Una ricchezza patrimoniale ed economica che però nel periodo 2011-2020 è drasticamente calata. Nello specifico, il rapporto ha evidenziato che la perdita, per il solo patrimonio abitativo, è di oltre 530 miliardi di euro nominali che, in moneta 2020, equivalgono a 980 miliardi di euro. La cifra sale a 1.137 miliardi di euro considerando anche gli immobili diversi dalle abitazioni.

Presentando lo studio, il presidente di Confedilizia, Giorgio Spaziani Testa, ha detto: “Se non ostacolato, se non oppresso, il settore – considerando Costruzioni e Immobiliare – vale per l’economia italiana circa il 30%. Ma dal 2011 è stata registrata una perdita notevolissima. Ciò è avvenuto a causa dell’aumento della tassazione, della riduzione degli investimenti e della diminuzione dei prezzi. Quali sono dunque le soluzioni affinché l’essere virtuoso del settore venga valorizzato? Bisogna innanzitutto agire in controtendenza in riferimento alla fiscalità, bisogna poi agire sul fronte delle locazioni commerciali e bisogna tutelare i locatori, in particolare sul fronte delle occupazioni abusive degli immobili, del rientro in possesso degli immobili al termine delle locazioni e del blocco degli sfratti”. Il presidente di Confedilizia ha poi posto l’attenzione sulla riforma del catasto, ritenuta un pericolo e auspicando un attento esame da parte del Parlamento, e sulla legge di Bilancio 2022, sulla quale l’organizzazione dei proprietari di casa si è espressa con criticità per il forte ridimensionamento degli incentivi e per la quale auspica interventi migliorativi.
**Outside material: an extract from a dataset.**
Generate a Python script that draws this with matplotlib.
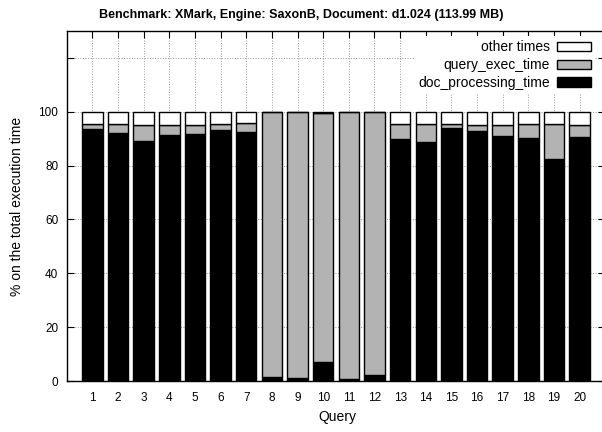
import matplotlib
matplotlib.use('Agg')
import matplotlib.pyplot as plt
import numpy as np

plt.rcParams['font.family'] = ['Liberation Sans', 'DejaVu Sans']

queries = list(range(1, 21))
doc_processing_time = [93.6, 92.1, 89.1, 91.3, 91.9, 93.4, 92.4, 1.5, 1.2, 6.9,
                       0.6, 2.1, 90.0, 88.9, 93.8, 92.7, 91.1, 90.3, 82.5, 90.6]
query_exec_time = [1.9, 3.4, 6.1, 3.9, 3.3, 2.1, 3.4, 98.5, 98.8, 92.7,
                   99.4, 97.8, 5.5, 6.6, 1.6, 2.5, 4.1, 5.1, 13.0, 4.6]
other_times = [4.5, 4.5, 4.8, 4.8, 4.8, 4.5, 4.2, 0.0, 0.0, 0.4,
               0.0, 0.1, 4.5, 4.5, 4.6, 4.8, 4.8, 4.6, 4.5, 4.8]
yticks = [0, 20, 40, 60, 80, 100, 120]
ytick_labels = ['0', '20', '40', '60', '80', '100', '']

W, H = 602, 432
fig = plt.figure(figsize=(W / 100, H / 100), dpi=100)
ax = fig.add_axes([66.7 / W, (H - 381) / H, (605.3 - 66.7) / W, (381 - 31) / H])

doc = np.array(doc_processing_time)
qry = np.array(query_exec_time)
oth = np.array(other_times)
kw = dict(width=0.8, edgecolor='black', linewidth=1.0, zorder=3)
b1 = ax.bar(queries, doc, color='black', **kw)
b2 = ax.bar(queries, qry, bottom=doc, color='#b3b3b3', **kw)
b3 = ax.bar(queries, oth, bottom=doc + qry, color='white', **kw)

ax.set_xlim(0, 21)
ax.set_ylim(0, 130)
ax.set_xticks(queries)
ax.set_yticks(yticks)
ax.set_yticklabels(ytick_labels)
ax.tick_params(direction='in', top=True, right=True, length=5, width=0.8,
               labelsize=8.5)
ax.tick_params(axis='x', pad=8)
ax.tick_params(axis='y', pad=6)
ax.grid(True, linestyle=':', color='#999999', linewidth=0.7)
ax.set_axisbelow(True)
for s in ax.spines.values():
    s.set_linewidth(1.0)

leg = ax.legend([b3, b2, b1], ['other times', 'query_exec_time', 'doc_processing_time'],
                loc='upper right', bbox_to_anchor=(595 / W, (H - 36) / H),
                bbox_transform=fig.transFigure, markerfirst=False, fontsize=10,
                handlelength=2.45, handleheight=0.65, handletextpad=0.5,
                labelspacing=0.28, borderpad=0.3, borderaxespad=0,
                frameon=True, fancybox=False, framealpha=1)
leg.get_frame().set_edgecolor('none')
leg.get_frame().set_facecolor('white')
leg.set_zorder(5)

fig.text(0.5, 1 - 15 / H, 'Benchmark: XMark, Engine: SaxonB, Document: d1.024 (113.99 MB)',
         ha='center', va='center', fontsize=9, fontweight='bold')
fig.text(337 / W, 1 - 417 / H, 'Query', ha='center', va='center', fontsize=10)
fig.text(17 / W, 1 - 206 / H, '% on the total execution time', ha='center', va='center',
         rotation=90, fontsize=10)

fig.savefig('out.png', dpi=100)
I numeri emersi dal rapporto sono stati commentati anche dal presidente di Aspesi, Federico Filippo Oriana, che ha sottolineato: “I dati che emergono dalla ricerca sono eclatanti. Nel nostro Paese non esiste un settore che dà così tanto come il mattone. L’idea di commissionare lo studio è scaturita dal sospetto che questo tesoro fosse stato disperso negli ultimi dieci anni e dalla ricerca è emerso che a questo settore è stato fatto del male, facendo di conseguenza del male alla nostra economia”. Anche il presidente di Aspesi ha dunque affermato che per intervenire e cambiare la situazione bisogna agire immediatamente sulla fiscalità.